◆ **Information supplied**
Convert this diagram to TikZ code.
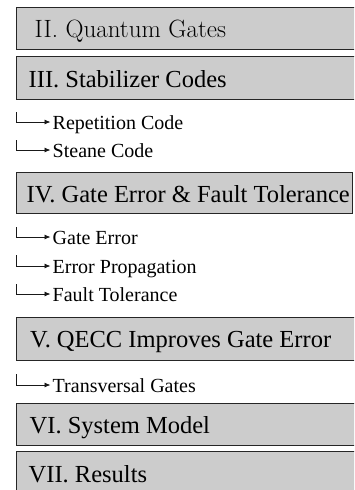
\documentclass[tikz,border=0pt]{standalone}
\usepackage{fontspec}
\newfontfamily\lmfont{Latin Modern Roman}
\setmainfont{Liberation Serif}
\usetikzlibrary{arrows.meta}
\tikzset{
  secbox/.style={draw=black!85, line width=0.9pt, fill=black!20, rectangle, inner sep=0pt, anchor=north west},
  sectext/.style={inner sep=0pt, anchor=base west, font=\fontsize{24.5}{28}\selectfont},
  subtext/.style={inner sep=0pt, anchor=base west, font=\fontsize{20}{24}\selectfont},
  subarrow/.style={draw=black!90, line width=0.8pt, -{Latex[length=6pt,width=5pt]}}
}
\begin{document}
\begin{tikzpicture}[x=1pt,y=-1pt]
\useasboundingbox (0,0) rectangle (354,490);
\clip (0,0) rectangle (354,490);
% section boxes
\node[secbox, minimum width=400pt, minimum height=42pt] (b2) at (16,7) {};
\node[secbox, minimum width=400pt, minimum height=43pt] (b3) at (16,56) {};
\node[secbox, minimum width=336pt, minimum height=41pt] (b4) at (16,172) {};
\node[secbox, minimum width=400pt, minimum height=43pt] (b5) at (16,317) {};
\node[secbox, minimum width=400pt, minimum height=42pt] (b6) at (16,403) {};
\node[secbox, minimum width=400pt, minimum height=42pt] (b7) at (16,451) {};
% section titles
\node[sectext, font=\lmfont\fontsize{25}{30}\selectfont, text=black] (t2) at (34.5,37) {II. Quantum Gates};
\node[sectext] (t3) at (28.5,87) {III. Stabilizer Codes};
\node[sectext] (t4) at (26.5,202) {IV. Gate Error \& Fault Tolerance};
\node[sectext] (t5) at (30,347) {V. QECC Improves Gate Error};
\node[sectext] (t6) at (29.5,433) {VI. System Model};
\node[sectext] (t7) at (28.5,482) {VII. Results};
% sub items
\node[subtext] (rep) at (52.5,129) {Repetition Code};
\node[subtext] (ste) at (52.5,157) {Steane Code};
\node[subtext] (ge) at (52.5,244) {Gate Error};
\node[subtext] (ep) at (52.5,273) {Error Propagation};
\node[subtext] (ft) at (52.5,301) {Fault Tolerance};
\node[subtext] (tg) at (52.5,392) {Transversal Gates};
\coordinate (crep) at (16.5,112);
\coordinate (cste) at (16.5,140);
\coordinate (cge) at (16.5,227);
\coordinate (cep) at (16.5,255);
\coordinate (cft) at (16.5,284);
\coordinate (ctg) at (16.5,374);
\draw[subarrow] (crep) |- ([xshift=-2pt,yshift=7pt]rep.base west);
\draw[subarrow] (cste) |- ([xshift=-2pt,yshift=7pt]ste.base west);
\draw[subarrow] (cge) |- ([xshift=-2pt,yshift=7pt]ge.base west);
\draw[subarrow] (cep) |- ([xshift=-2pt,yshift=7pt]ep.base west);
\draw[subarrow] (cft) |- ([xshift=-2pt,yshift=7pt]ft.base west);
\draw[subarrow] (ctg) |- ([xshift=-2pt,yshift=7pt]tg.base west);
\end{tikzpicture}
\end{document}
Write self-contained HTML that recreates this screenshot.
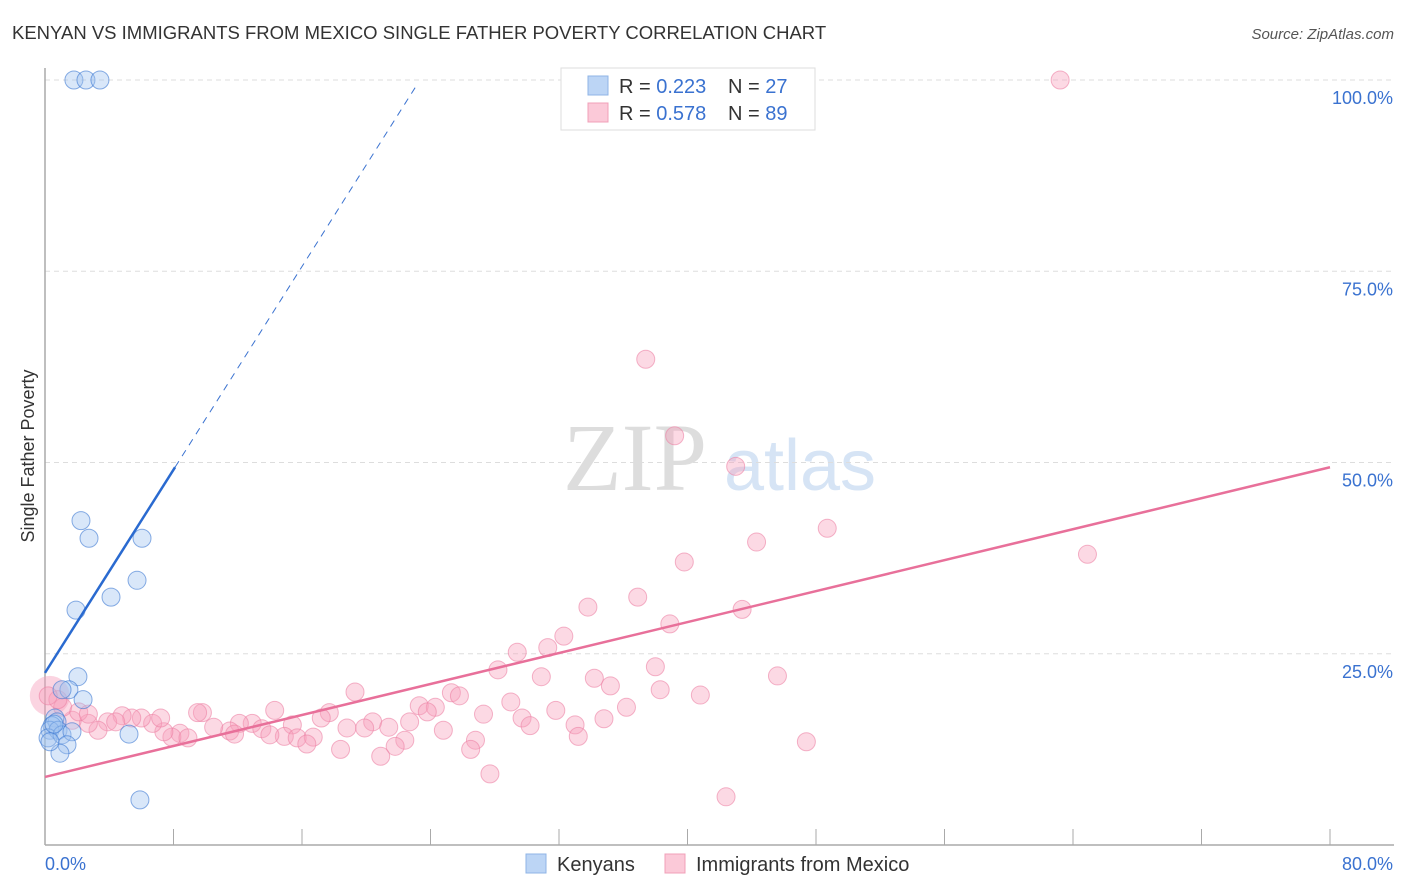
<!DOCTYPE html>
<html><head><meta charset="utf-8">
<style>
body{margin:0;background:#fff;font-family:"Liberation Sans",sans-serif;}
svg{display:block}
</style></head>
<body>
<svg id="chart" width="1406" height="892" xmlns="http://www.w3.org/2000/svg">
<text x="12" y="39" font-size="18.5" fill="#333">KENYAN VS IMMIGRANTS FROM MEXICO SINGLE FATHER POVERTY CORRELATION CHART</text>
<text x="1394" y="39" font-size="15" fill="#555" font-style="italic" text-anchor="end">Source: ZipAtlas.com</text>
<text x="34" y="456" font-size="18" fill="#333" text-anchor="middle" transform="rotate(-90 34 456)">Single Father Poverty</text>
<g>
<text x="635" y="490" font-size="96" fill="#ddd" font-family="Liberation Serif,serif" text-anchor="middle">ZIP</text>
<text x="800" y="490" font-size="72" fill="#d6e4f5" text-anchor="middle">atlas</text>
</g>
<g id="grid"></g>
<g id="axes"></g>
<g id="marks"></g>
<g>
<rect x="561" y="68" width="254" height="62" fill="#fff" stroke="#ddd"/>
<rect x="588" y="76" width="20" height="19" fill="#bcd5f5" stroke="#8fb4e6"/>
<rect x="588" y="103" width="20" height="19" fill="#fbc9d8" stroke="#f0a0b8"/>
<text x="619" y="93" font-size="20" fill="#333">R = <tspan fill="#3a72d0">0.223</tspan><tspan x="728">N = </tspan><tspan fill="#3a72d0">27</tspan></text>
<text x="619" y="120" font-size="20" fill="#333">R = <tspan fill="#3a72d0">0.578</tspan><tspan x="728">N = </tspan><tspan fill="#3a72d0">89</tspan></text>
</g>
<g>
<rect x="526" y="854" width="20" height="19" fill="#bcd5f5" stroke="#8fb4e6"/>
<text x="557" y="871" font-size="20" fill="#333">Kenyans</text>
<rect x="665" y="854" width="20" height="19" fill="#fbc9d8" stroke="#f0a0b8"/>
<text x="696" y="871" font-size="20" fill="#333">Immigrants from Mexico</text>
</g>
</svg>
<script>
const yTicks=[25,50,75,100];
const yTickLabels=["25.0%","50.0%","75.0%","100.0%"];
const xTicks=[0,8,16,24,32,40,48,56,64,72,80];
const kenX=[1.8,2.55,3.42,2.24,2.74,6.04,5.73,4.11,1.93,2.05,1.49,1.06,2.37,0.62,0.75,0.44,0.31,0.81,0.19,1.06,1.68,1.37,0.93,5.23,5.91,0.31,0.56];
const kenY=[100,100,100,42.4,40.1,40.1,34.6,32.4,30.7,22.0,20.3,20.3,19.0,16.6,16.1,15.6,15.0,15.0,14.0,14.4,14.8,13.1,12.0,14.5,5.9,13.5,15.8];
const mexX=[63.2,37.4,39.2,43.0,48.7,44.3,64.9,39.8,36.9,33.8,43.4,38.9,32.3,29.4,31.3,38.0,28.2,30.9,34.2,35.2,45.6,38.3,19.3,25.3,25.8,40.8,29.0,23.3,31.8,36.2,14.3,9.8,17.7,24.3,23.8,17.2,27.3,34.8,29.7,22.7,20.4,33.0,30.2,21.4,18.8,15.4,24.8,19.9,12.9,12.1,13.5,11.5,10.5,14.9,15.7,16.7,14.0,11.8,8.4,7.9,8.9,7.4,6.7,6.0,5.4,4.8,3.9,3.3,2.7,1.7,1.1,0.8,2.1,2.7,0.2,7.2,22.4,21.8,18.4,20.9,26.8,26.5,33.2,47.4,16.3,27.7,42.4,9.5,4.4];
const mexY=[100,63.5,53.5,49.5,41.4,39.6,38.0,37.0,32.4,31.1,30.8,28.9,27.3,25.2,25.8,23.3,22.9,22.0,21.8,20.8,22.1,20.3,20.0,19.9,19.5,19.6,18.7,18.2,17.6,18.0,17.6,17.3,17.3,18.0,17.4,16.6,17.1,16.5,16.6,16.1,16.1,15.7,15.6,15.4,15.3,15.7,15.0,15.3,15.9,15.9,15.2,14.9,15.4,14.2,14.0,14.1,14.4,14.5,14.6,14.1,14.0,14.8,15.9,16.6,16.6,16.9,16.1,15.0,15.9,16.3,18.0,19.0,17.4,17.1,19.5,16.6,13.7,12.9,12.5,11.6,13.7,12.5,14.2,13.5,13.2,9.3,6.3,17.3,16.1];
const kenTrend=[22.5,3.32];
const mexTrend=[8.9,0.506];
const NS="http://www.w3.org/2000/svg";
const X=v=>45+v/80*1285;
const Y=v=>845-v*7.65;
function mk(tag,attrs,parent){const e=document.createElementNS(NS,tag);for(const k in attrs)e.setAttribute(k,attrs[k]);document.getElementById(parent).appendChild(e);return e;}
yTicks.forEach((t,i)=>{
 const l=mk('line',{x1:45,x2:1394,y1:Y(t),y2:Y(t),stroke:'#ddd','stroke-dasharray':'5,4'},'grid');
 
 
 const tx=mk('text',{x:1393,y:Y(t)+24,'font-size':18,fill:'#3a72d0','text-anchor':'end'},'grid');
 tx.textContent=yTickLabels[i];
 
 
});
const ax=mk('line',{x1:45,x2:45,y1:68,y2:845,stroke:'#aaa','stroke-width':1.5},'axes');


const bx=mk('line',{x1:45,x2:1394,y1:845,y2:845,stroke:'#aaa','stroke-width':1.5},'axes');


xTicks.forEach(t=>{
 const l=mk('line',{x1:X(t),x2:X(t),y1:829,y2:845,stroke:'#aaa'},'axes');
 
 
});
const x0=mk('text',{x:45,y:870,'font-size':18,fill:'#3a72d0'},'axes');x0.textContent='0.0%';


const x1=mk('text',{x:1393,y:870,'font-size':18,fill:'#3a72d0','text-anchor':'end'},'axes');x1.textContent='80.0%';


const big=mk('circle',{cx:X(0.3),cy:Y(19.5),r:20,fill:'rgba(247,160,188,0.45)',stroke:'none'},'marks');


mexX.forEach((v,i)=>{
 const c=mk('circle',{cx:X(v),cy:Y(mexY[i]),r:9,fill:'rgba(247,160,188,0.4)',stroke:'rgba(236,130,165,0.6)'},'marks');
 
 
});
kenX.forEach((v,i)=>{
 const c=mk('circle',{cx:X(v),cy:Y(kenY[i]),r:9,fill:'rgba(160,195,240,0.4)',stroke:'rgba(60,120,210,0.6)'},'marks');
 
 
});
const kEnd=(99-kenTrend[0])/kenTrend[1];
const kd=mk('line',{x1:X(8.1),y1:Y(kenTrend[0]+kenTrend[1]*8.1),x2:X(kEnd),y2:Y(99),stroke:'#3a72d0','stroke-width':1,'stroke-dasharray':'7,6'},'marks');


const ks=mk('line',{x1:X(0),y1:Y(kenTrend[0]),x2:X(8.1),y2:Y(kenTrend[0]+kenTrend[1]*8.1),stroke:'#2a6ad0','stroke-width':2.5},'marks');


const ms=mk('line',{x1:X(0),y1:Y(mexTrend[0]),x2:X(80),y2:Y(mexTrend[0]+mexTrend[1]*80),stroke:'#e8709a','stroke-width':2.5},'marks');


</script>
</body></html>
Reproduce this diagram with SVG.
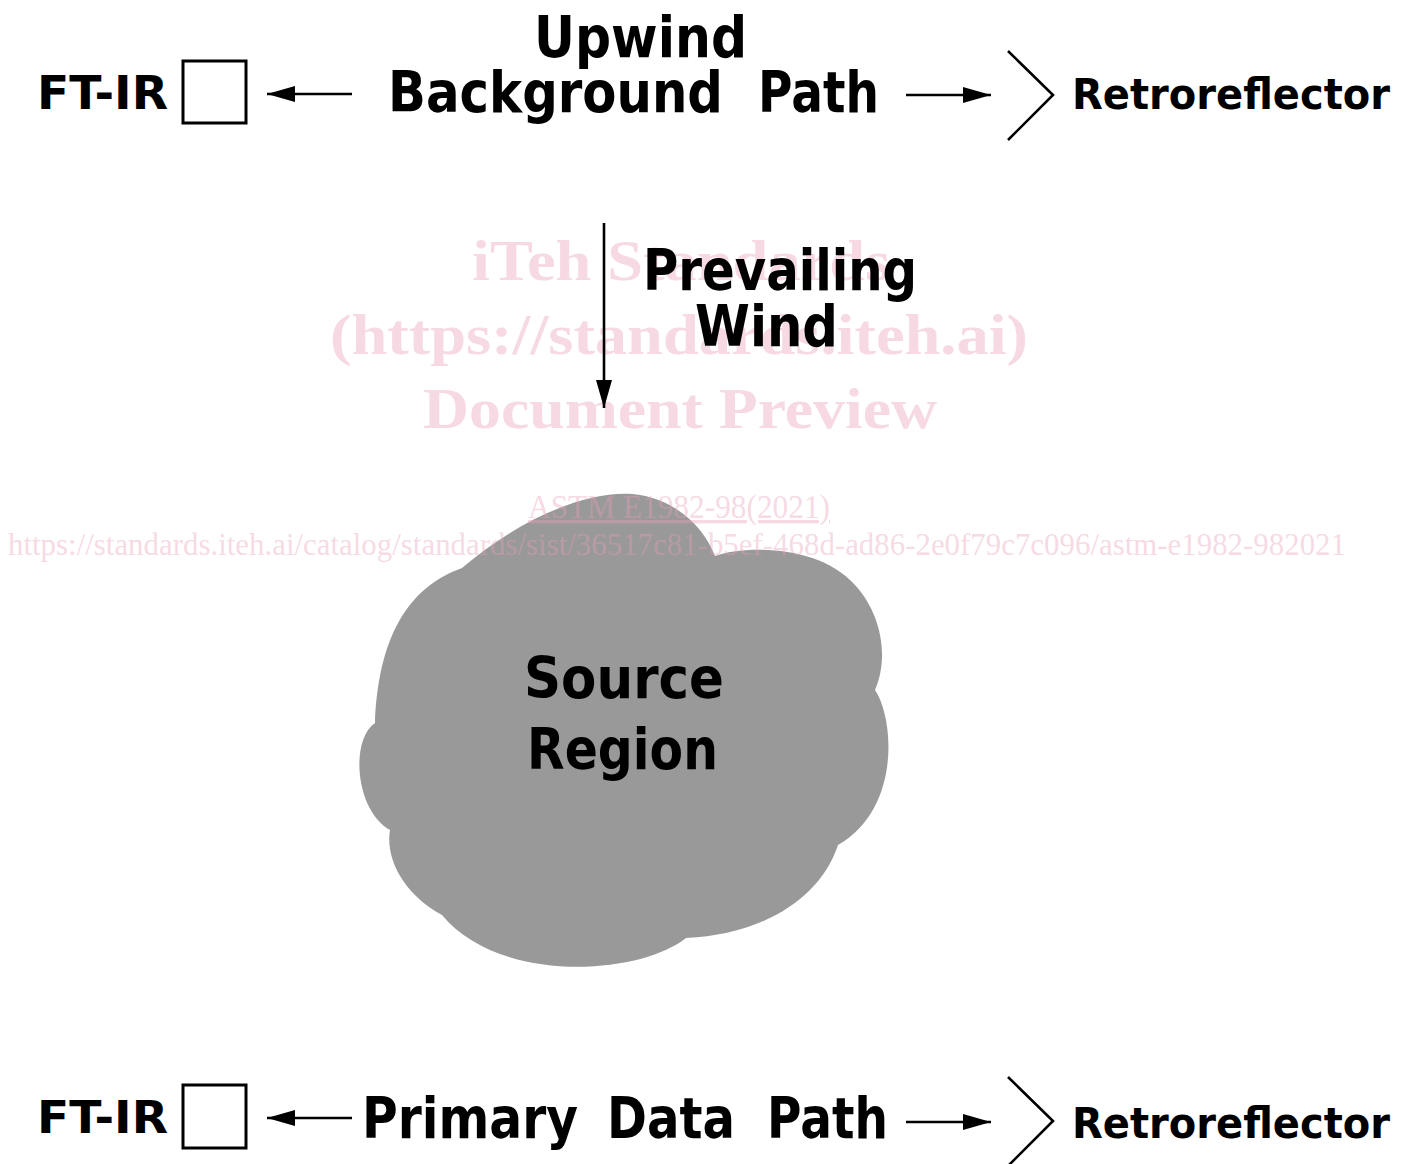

◆ **Given problem**
In the records above, find each line with the word "diagram" and copy it.

◆ **Full response**
Convert this diagram to TikZ code.
Reproduce this diagram with SVG.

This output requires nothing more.